STATED GOAL.
Copy, exactly and only, the lines from the one with "Generate a Python" up to and including the one with "import numpy as np", leaving pictures out.

SUPPLIED RECORDS.
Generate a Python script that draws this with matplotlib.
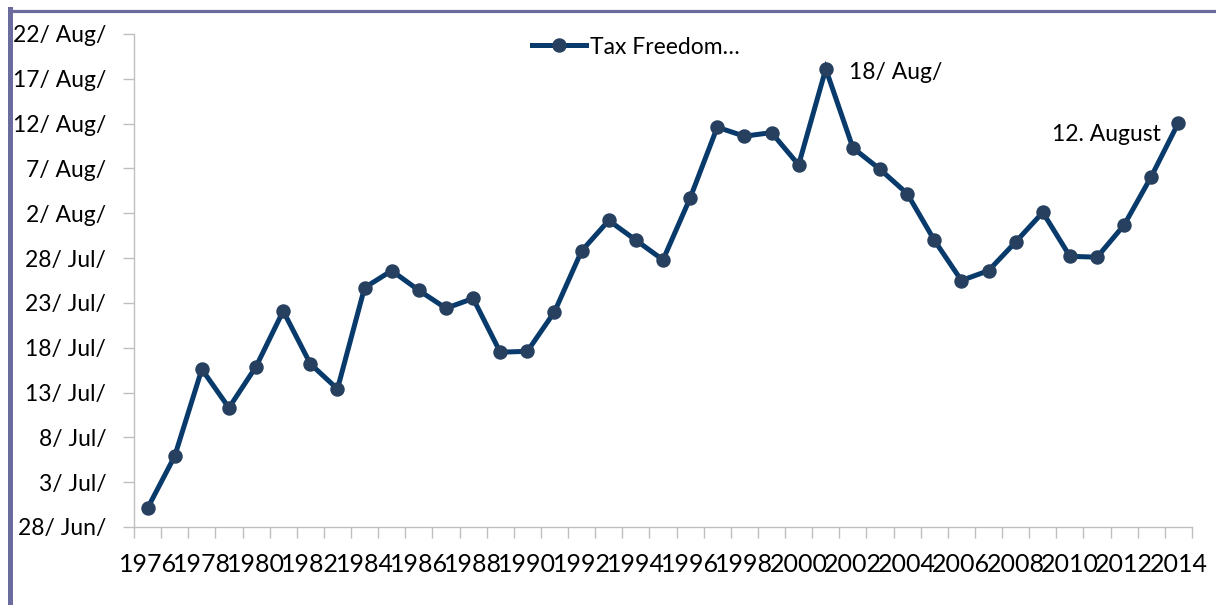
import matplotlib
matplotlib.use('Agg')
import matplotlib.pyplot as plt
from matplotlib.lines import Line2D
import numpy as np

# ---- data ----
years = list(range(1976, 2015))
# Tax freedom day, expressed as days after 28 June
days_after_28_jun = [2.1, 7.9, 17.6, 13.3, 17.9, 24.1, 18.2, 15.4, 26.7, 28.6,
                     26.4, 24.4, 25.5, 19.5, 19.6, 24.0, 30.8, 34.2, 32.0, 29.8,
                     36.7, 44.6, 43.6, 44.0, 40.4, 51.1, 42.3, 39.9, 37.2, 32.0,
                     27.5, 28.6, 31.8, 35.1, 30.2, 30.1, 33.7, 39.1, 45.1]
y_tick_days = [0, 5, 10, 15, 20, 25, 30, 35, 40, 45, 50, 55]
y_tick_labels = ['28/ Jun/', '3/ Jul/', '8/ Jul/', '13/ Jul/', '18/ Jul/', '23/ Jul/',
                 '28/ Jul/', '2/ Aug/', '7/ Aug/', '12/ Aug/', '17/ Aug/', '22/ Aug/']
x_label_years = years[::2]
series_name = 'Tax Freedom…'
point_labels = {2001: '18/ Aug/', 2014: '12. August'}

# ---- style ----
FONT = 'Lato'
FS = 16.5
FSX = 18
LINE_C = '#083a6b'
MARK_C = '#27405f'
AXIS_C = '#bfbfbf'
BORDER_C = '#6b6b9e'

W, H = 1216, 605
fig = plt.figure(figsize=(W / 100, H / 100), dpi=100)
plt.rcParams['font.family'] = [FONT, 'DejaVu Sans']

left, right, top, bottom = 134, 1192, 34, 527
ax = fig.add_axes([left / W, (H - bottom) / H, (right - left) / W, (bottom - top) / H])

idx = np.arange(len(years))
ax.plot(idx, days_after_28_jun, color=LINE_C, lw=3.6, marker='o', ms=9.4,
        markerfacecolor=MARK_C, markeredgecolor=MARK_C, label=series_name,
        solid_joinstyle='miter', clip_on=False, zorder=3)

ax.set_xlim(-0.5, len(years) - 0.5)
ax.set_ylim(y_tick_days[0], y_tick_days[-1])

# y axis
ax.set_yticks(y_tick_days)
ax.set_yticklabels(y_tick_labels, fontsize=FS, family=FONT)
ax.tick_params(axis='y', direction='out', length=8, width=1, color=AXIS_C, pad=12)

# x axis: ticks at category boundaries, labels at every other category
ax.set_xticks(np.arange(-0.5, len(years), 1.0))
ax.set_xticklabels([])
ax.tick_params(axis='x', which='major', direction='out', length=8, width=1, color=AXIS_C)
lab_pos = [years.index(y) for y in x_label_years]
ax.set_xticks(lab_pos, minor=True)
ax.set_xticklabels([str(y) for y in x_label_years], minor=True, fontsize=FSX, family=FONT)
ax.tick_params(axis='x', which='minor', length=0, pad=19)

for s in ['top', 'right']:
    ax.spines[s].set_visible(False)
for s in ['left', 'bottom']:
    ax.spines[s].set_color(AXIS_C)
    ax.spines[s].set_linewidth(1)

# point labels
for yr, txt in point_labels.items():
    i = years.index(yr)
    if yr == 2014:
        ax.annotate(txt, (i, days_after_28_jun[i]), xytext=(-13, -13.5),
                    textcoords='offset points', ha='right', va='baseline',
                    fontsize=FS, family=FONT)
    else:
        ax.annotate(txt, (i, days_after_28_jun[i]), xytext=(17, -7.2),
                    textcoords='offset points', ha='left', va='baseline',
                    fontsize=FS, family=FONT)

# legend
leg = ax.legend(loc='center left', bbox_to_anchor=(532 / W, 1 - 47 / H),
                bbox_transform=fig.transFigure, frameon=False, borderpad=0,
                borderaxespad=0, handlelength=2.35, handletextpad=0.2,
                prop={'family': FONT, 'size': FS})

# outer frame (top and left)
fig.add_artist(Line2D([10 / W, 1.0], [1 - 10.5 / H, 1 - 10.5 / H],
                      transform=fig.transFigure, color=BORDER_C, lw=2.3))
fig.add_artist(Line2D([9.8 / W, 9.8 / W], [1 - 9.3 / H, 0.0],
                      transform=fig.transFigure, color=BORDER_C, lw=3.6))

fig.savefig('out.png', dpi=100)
---
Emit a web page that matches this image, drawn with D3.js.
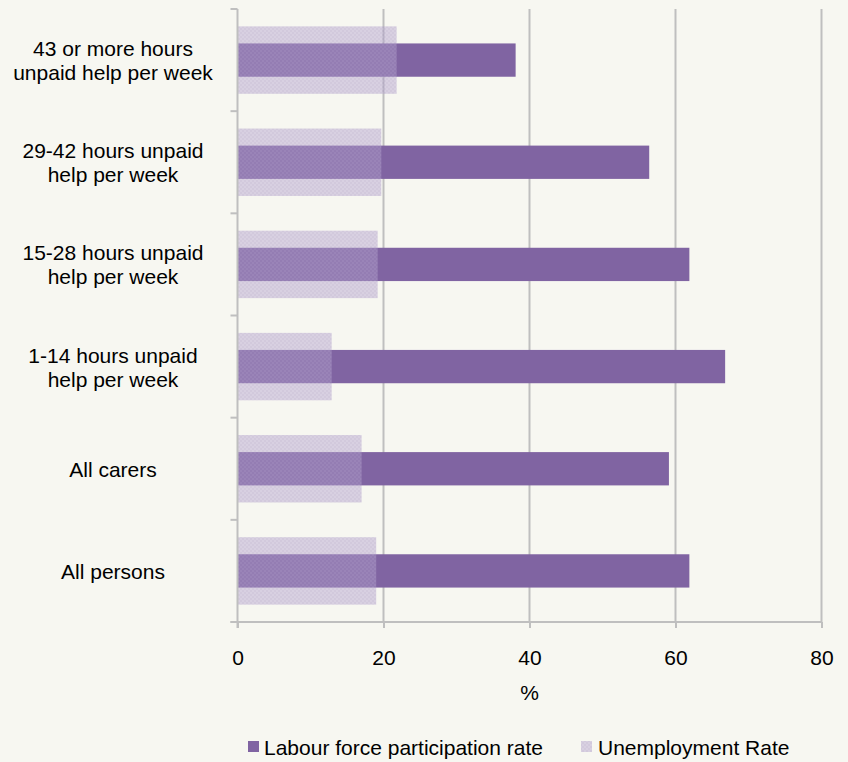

THE COMPLETED TASK.
Generate a Python script that draws this with matplotlib.
import matplotlib
matplotlib.use('Agg')
import matplotlib.pyplot as plt
from matplotlib.lines import Line2D
import numpy as np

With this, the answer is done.